Quem tem acesso à cura? 

Quem tem direito de tocar e ser tocado?

Não estamos sozinhos. Jesus continua passando em meio às multidões, sensível aos clamores explícitos e aos que se escondem por vergonha ou medo. Continua parando para ver quem o tocou com fé. Continua dizendo:  Coragem, minha filha! Coragem, meu filho!”. Palavras que não são fórmula mágica, mas um chamado à esperança ativa. O toque da fé que cura é o gesto que ousa romper o conformismo religioso e a cegueira institucional. É o grito silencioso de quem se recusa a morrer sem lutar por vida plena.

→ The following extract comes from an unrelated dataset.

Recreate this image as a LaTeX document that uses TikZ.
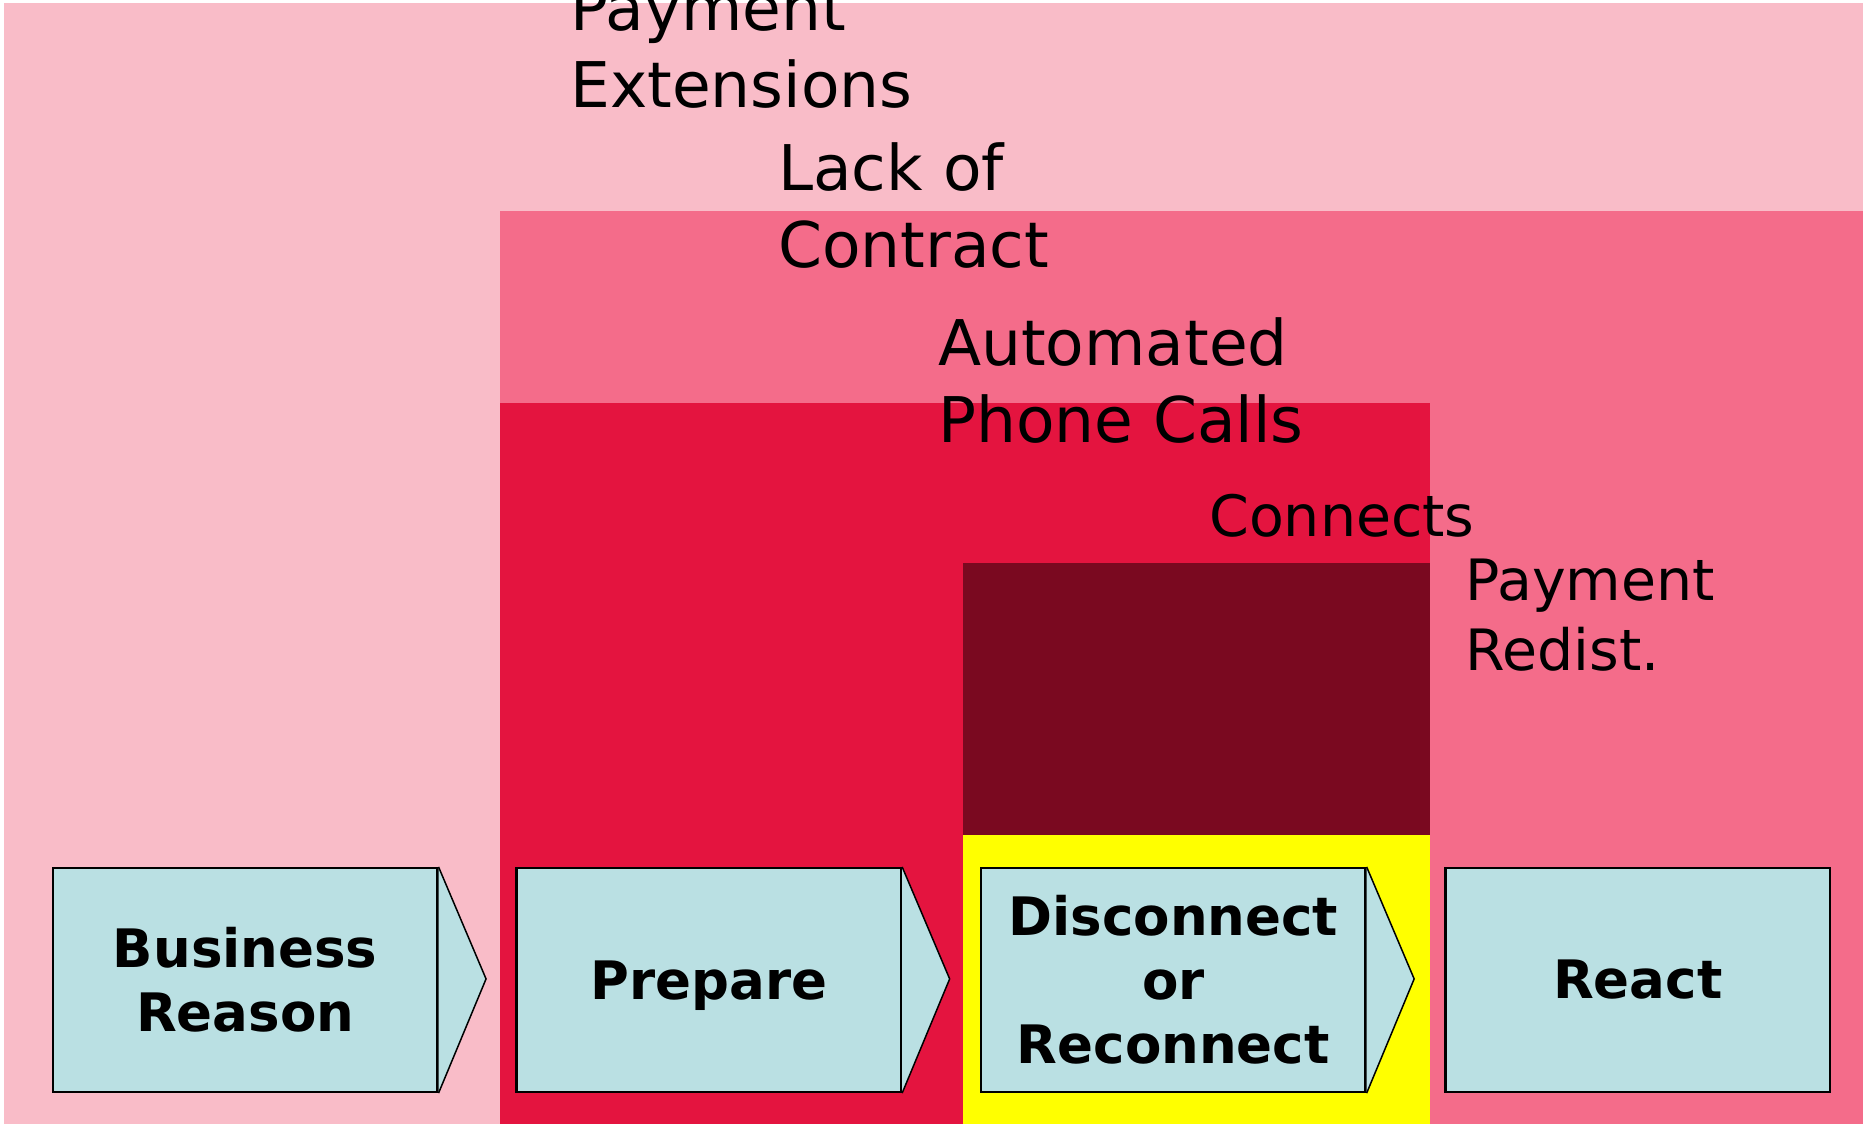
\documentclass[tikz,border=0pt]{standalone}
\usepackage{fontspec}
\setmainfont{DejaVu Sans}
\definecolor{lpink}{HTML}{F9BCC8}
\definecolor{mpink}{HTML}{F46C8A}
\definecolor{cred}{HTML}{E4143F}
\definecolor{maroonc}{HTML}{7A0920}
\definecolor{boxblue}{HTML}{BAE0E3}
\definecolor{yel}{HTML}{FFFF00}
\begin{document}
\begin{tikzpicture}[x=1pt,y=-1pt,
  stepbox/.style={draw=black,line width=2.2pt,fill=boxblue,minimum width=384.5pt,minimum height=224pt,inner sep=0pt,align=center,font=\fontsize{53}{64}\selectfont\bfseries},
  chev/.style={draw=black,line width=1.5pt,fill=boxblue,line join=miter},
  biglbl/.style={anchor=base west,inner sep=0pt,align=left,font=\fontsize{63}{77}\selectfont},
  smalllbl/.style={anchor=base west,inner sep=0pt,align=left,font=\fontsize{57}{70}\selectfont}]
\useasboundingbox (0,0) rectangle (1863,1124);
\begin{scope}
\clip (0,0) rectangle (1863,1124);
\fill[white] (0,0) rectangle (1863,1124);
\fill[lpink] (3.5,3) rectangle (1863,1124);
\fill[mpink] (500,211) rectangle (1863,1124);
\fill[cred] (500,403) rectangle (1430,1124);
\fill[maroonc] (963,563) rectangle (1430,835);
\fill[yel] (963,835) rectangle (1430,1124);

\node[biglbl] (pe) at (570,107) {Payment\\Extensions};
\node[biglbl] (lc) at (778,267) {Lack of\\Contract};
\node[biglbl] (apc) at (938,442) {Automated\\Phone Calls};
\node[smalllbl] (cn) at (1209,536) {Connects};
\node[smalllbl] (pr) at (1465,670) {Payment\\Redist.};

\node[stepbox] (br) at (245.2,980) {Business\\Reason};
\node[stepbox,text depth=0pt] (pp) at (708.8,980) {Prepare};
\node[stepbox] (dr) at (1173.3,980) {Disconnect\\or\\Reconnect};
\node[stepbox] (re) at (1637.8,980) {React};
\foreach \n in {br,pp,dr}{
  \draw[chev] (\n.north east) -- ++(47.5,112) -- (\n.south east);
}
\end{scope}
\end{tikzpicture}
\end{document}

Somos convidados hoje a sermos como aquela mulher: a nos movermos mesmo quando tudo nos impede. E também como Jesus: a nos deixarmos tocar, interromper, mover por compaixão. Que a nossa Igreja, tantas vezes cúmplice de opressões, se deixe interpelar por este Evangelho. Que ela reaprenda a ver, tocar, escutar. E que seja espaço onde as mulheres não sejam mais silenciadas, mas chamadas de filhas. Que a fé cristã volte a ser abrigo da humanidade ferida, não trincheira de ideologias mortíferas.

Jesus continua dizendo: “Não tenhas medo. Crê somente” (cf. Mc 5,36). E quando a fé é sincera, ainda que tímida, o milagre acontece. E o que parecia morto, revive. Porque o Deus de Jesus não abandona ninguém no vale das lágrimas. Ele é sempre o Deus que se deixa tocar e que toca com amor revolucionário.